The USPTO recently issued US Design Patent D859,108 covering a wrench, which is shown below.
Every part of this wrench is shown in broken lines except the U-shaped mouth working portion that is for engaging with another part, such as a nut, bold head, or the like. Therefore, the U-shaped part, shown in solid lines, is the only claimed part of the wrench.
I wonder whether the curvy design of the U-shaped part is functional. Design patents are to be directed to ornamental designs. So, if a design patent is directed to a design that is primarily functional, the patent can be invalid.
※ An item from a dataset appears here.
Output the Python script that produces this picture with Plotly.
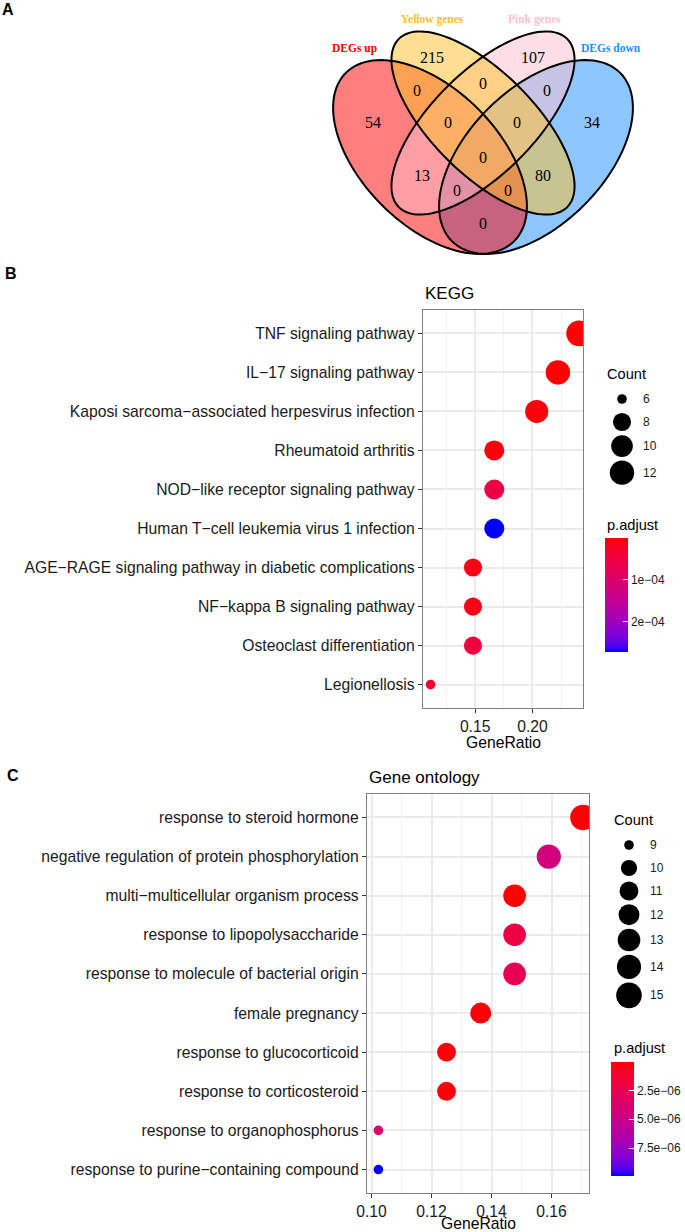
import math
import numpy as np
import plotly.graph_objects as go

W, H = 685, 1232

# ---------------- data ----------------
venn_sets = ["DEGs up", "Yellow genes", "Pink genes", "DEGs down"]
venn_counts = [54, 215, 107, 34, 0, 0, 0, 0, 0, 0, 13, 80, 0, 0, 0]

kegg_terms = ["TNF signaling pathway", "IL\u221217 signaling pathway",
              "Kaposi sarcoma\u2212associated herpesvirus infection", "Rheumatoid arthritis",
              "NOD\u2212like receptor signaling pathway", "Human T\u2212cell leukemia virus 1 infection",
              "AGE\u2212RAGE signaling pathway in diabetic complications", "NF\u2212kappa B signaling pathway",
              "Osteoclast differentiation", "Legionellosis"]
kegg_ratio = [0.2407, 0.2222, 0.2037, 0.1667, 0.1667, 0.1667, 0.1481, 0.1481, 0.1481, 0.1111]
kegg_count = [13, 12, 11, 9, 9, 9, 8, 8, 8, 6]
kegg_padj = [5e-7, 2e-6, 6e-6, 8e-6, 5.5e-5, 2.72e-4, 1.2e-5, 1.2e-5, 4.5e-5, 3.5e-5]
kegg_count_breaks = [6, 8, 10, 12]
kegg_padj_ticks = [1e-4, 2e-4]
kegg_padj_labels = ["1e\u221204", "2e\u221204"]

go_terms = ["response to steroid hormone", "negative regulation of protein phosphorylation",
            "multi\u2212multicellular organism process", "response to lipopolysaccharide",
            "response to molecule of bacterial origin", "female pregnancy",
            "response to glucocorticoid", "response to corticosteroid",
            "response to organophosphorus", "response to purine\u2212containing compound"]
go_ratio = [0.1705, 0.1591, 0.1477, 0.1477, 0.1477, 0.1364, 0.1250, 0.1250, 0.1023, 0.1023]
go_count = [15, 14, 13, 13, 13, 12, 11, 11, 9, 9]
go_padj = [5e-8, 4.5e-6, 1e-7, 2.0e-6, 2.5e-6, 2e-7, 2e-7, 2e-7, 3.5e-6, 9.9e-6]
go_count_breaks = [9, 10, 11, 12, 13, 14, 15]
go_padj_ticks = [2.5e-6, 5.0e-6, 7.5e-6]
go_padj_labels = ["2.5e\u221206", "5.0e\u221206", "7.5e\u221206"]

# ---------------- helpers ----------------
SANS = "Liberation Sans, Arial, sans-serif"
SERIF = "Liberation Serif, Times New Roman, serif"


def _lin(c):
    c = c / 255.0
    return c / 12.92 if c <= 0.04045 else ((c + 0.055) / 1.055) ** 2.4


def _gam(c):
    c = 12.92 * c if c <= 0.0031308 else 1.055 * c ** (1 / 2.4) - 0.055
    return max(0, min(255, round(c * 255)))


def rgb2lab(rgb):
    r, g, b = [_lin(v) for v in rgb]
    X = (0.4124564 * r + 0.3575761 * g + 0.1804375 * b) / 0.95047
    Y = (0.2126729 * r + 0.7151522 * g + 0.0721750 * b)
    Z = (0.0193339 * r + 0.1191920 * g + 0.9503041 * b) / 1.08883
    d = 6 / 29
    f = lambda t: t ** (1 / 3) if t > d ** 3 else t / (3 * d * d) + 4 / 29
    return (116 * f(Y) - 16, 500 * (f(X) - f(Y)), 200 * (f(Y) - f(Z)))


def lab2rgb(lab):
    L, a, b = lab
    d = 6 / 29
    fy = (L + 16) / 116
    fx = fy + a / 500
    fz = fy - b / 200
    fi = lambda t: t ** 3 if t > d else 3 * d * d * (t - 4 / 29)
    X, Y, Z = fi(fx) * 0.95047, fi(fy), fi(fz) * 1.08883
    r = 3.2404542 * X - 1.5371385 * Y - 0.4985314 * Z
    g = -0.9692660 * X + 1.8760108 * Y + 0.0415560 * Z
    bb = 0.0556434 * X - 0.2040259 * Y + 1.0572252 * Z
    return tuple(_gam(max(0, v)) for v in (r, g, bb))


def lab_scale(c0, c1, n=21):
    l0, l1 = rgb2lab(c0), rgb2lab(c1)
    out = []
    for i in range(n):
        t = i / (n - 1)
        lab = tuple(l0[k] + (l1[k] - l0[k]) * t for k in range(3))
        r, g, b = lab2rgb(lab)
        out.append([t, f"rgb({r},{g},{b})"])
    return out


CSCALE = lab_scale((0, 0, 255), (255, 0, 0))  # bottom blue -> top red
K = 3.2


def size_px(c, cmin, cmax):
    return K * (3 + 5 * math.sqrt((c - cmin) / (cmax - cmin)))


def px_x(x):
    return x / W


def px_y(y):
    return 1 - y / H


fig = go.Figure()

# ---------------- dot plots ----------------
panels = [
    dict(terms=kegg_terms, ratio=kegg_ratio, count=kegg_count, padj=kegg_padj, breaks=kegg_count_breaks,
         ticks=kegg_padj_ticks, labels=kegg_padj_labels, box=(423, 310, 583, 708), xr=[0.1045, 0.2441],
         dtick=0.05, title="KEGG", xa="x", ya="y", cb=(605, 538), leg=(605, 374, 622, 641, 399),
         ptitle=(605, 525), ttl_y=293, xt_y=742),
    dict(terms=go_terms, ratio=go_ratio, count=go_count, padj=go_padj, breaks=go_count_breaks,
         ticks=go_padj_ticks, labels=go_padj_labels, box=(367, 794, 589, 1193), xr=[0.0985, 0.1725],
         dtick=0.02, title="Gene ontology", xa="x2", ya="y2", cb=(611, 1062), leg=(612, 820, 629, 648, 845),
         ptitle=(612, 1048), ttl_y=777, xt_y=1223.5),
]

annotations = []
for i, p in enumerate(panels):
    cmin, cmax = min(p["count"]), max(p["count"])
    pmin, pmax = min(p["padj"]), max(p["padj"])
    fig.add_trace(go.Scatter(
        x=p["ratio"], y=p["terms"], mode="markers", xaxis=p["xa"], yaxis=p["ya"], showlegend=False,
        marker=dict(size=[size_px(c, cmin, cmax) for c in p["count"]], sizemode="diameter",
                    color=[-v for v in p["padj"]], colorscale=CSCALE, cmin=-pmax, cmax=-pmin,
                    line=dict(width=0), opacity=1, showscale=True,
                    colorbar=dict(x=px_x(p["cb"][0]), xanchor="left", y=px_y(p["cb"][1]), yanchor="top",
                                  len=114, lenmode="pixels", thickness=23, thicknessmode="pixels",
                                  xpad=0, ypad=0, outlinewidth=0,
                                  tickvals=[-v for v in p["ticks"]], ticktext=p["labels"],
                                  ticks="inside", ticklen=5, tickcolor="white", tickwidth=1,
                                  tickfont=dict(family=SANS, size=12, color="#1a1a1a"))),
    ))
    x0, y0, x1, y1 = p["box"]
    axx = dict(domain=[px_x(x0), px_x(x1)], range=p["xr"], anchor=p["ya"], tick0=0, dtick=p["dtick"],
               tickformat=".2f", ticks="outside", ticklen=4, tickwidth=1.2, tickcolor="#333333",
               showline=True, mirror=True, linecolor="#808080", linewidth=1.3, automargin=False,
               showgrid=True, gridcolor="#EBEBEB", gridwidth=1.6, zeroline=False,
               minor=dict(dtick=p["dtick"] / 2, showgrid=True, gridcolor="#F2F2F2", gridwidth=0.9),
               tickfont=dict(family=SANS, size=15.7, color="#1a1a1a"))
    n = len(p["terms"])
    axy = dict(domain=[px_y(y1), px_y(y0)], type="category", categoryorder="array",
               categoryarray=p["terms"], range=[n - 1 + 0.6, -0.6], anchor=p["xa"],
               ticks="outside", ticklen=4, tickwidth=1.2, tickcolor="#333333", automargin=False,
               showline=True, mirror=True, linecolor="#808080", linewidth=1.3,
               showgrid=True, gridcolor="#EBEBEB", gridwidth=1.6, zeroline=False,
               tickfont=dict(family=SANS, size=15.7, color="#1a1a1a"))
    if i == 0:
        fig.update_layout(xaxis=axx, yaxis=axy)
    else:
        fig.update_layout(xaxis2=axx, yaxis2=axy)

    # title, x-axis title
    annotations.append(dict(x=x0, y=p["ttl_y"], xref="x3", yref="y3", text=p["title"], showarrow=False,
                            xanchor="left", yanchor="middle", font=dict(family=SANS, size=17, color="black")))
    annotations.append(dict(x=(x0 + x1) / 2, y=p["xt_y"], xref="x3", yref="y3", text="GeneRatio",
                            showarrow=False, xanchor="center", yanchor="middle",
                            font=dict(family=SANS, size=15.7, color="black")))
    # size legend
    lt_x, lt_y, dot_x, lab_x, first_y = p["leg"]
    annotations.append(dict(x=lt_x, y=lt_y, xref="x3", yref="y3", text="Count", showarrow=False,
                            xanchor="left", yanchor="middle", font=dict(family=SANS, size=14.6, color="black")))
    annotations.append(dict(x=p["ptitle"][0], y=p["ptitle"][1], xref="x3", yref="y3", text="p.adjust",
                            showarrow=False, xanchor="left", yanchor="middle",
                            font=dict(family=SANS, size=14.6, color="black")))
    diam = [size_px(c, cmin, cmax) for c in p["breaks"]]
    hk = [max(23, d + 3.5) for d in diam]
    ys = [first_y]
    for j in range(1, len(diam)):
        ys.append(ys[-1] + (hk[j - 1] + hk[j]) / 2)
    fig.add_trace(go.Scatter(x=[dot_x] * len(ys), y=ys, mode="markers", xaxis="x3", yaxis="y3",
                             showlegend=False, hoverinfo="skip",
                             marker=dict(size=diam, color="black", opacity=1, line=dict(width=0))))
    for b, yy in zip(p["breaks"], ys):
        annotations.append(dict(x=lab_x, y=yy, xref="x3", yref="y3", text=str(b), showarrow=False,
                                xanchor="left", yanchor="middle",
                                font=dict(family=SANS, size=12, color="#1a1a1a")))

# ---------------- Venn diagram ----------------
# ellipse geometry (pixel space): center, semi-axes, rotation
venn_geom = {
    "DEGs up": (430, 157, 119, 68, 45),
    "Yellow genes": (483, 123, 119, 51, 45),
    "Pink genes": (483, 123, 119, 51, -45),
    "DEGs down": (536, 157, 119, 68, -45),
}
venn_fill = {"DEGs up": (255, 0, 0), "Yellow genes": (255, 193, 37),
             "Pink genes": (255, 192, 203), "DEGs down": (30, 144, 255)}
venn_label_pos = {"DEGs up": (354, 48), "Yellow genes": (432, 19),
                  "Pink genes": (534, 19), "DEGs down": (611, 48)}
venn_num_pos = [(373, 122), (432, 57), (533, 57), (592, 122), (417, 90), (483, 83), (547, 90),
                (448, 122), (517, 122), (483, 157), (422, 175), (543, 175), (457, 190), (508, 190),
                (483, 223)]


def ellipse_path(cx, cy, a, b, deg, n=120):
    th = math.radians(deg)
    pts = []
    for k in range(n):
        t = 2 * math.pi * k / n
        x = cx + a * math.cos(t) * math.cos(th) - b * math.sin(t) * math.sin(th)
        y = cy + a * math.cos(t) * math.sin(th) + b * math.sin(t) * math.cos(th)
        pts.append(f"{x:.2f},{y:.2f}")
    return "M " + " L ".join(pts) + " Z"


shapes = []
draw_order = ["DEGs down", "DEGs up", "Pink genes", "Yellow genes"]
for s in draw_order:
    r, g, b = venn_fill[s]
    shapes.append(dict(type="path", path=ellipse_path(*venn_geom[s]), xref="x3", yref="y3",
                       fillcolor=f"rgba({r},{g},{b},0.5)", line=dict(width=0), layer="above"))
for s in draw_order:
    shapes.append(dict(type="path", path=ellipse_path(*venn_geom[s]), xref="x3", yref="y3",
                       fillcolor="rgba(0,0,0,0)", line=dict(color="black", width=2), layer="above"))

for s in venn_sets:
    r, g, b = venn_fill[s]
    annotations.append(dict(x=venn_label_pos[s][0], y=venn_label_pos[s][1], xref="x3", yref="y3", text=s,
                            showarrow=False, xanchor="center", yanchor="middle",
                            font=dict(family=SERIF, size=11.5, color=f"rgb({r},{g},{b})", weight="bold")))
for c, (x, y) in zip(venn_counts, venn_num_pos):
    annotations.append(dict(x=x, y=y, xref="x3", yref="y3", text=str(c), showarrow=False,
                            xanchor="center", yanchor="middle", font=dict(family=SERIF, size=16, color="black")))

# panel letters
for letter, (x, y) in zip(["A", "B", "C"], [(8, 9), (11, 273), (13, 775)]):
    annotations.append(dict(x=x, y=y, xref="x3", yref="y3", text=letter, showarrow=False,
                            xanchor="center", yanchor="middle",
                            font=dict(family=SANS, size=16, color="black", weight="bold")))

fig.update_layout(
    template="none",
    width=W, height=H, margin=dict(l=0, r=0, t=0, b=0, pad=0, autoexpand=False),
    paper_bgcolor="white", plot_bgcolor="rgba(0,0,0,0)",
    xaxis3=dict(domain=[0, 1], range=[0, W], visible=False, anchor="y3", fixedrange=True, automargin=False),
    yaxis3=dict(domain=[0, 1], range=[H, 0], visible=False, anchor="x3", fixedrange=True, automargin=False),
    shapes=shapes, annotations=annotations, showlegend=False,
)

fig.write_html("out.html", config={"displayModeBar": False},
               post_script="document.body.style.margin='0';document.body.style.overflow='hidden';")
However, the standard for invalidating a design patent as directed to primarily functional matter is stringent. See Ethicon Endo-Surgery, Inc. v. Covidien, Inc., 796 F.3d 1312, 1328 (Fed. Cir. 2015). The Federal Circuit Court of Appeals has said that “[w]hen there are several ways to achieve the function of an article of manufacture, the design of the article is more likely to serve a primarily ornamental purpose.” It also said, “[I]f other designs could produce the same or similar functional capabilities, the design of the article in question is likely ornamental, not functional.”
Here, I don’t know whether the curvy design of the U-shaped part imparts a functional benefit, or, if so, whether other designs could also achieve that function. However, it is interesting that the only claimed portion of this wrench is the working mouth portion that is for engaging with another part, such as a nut, bolt head, or the like.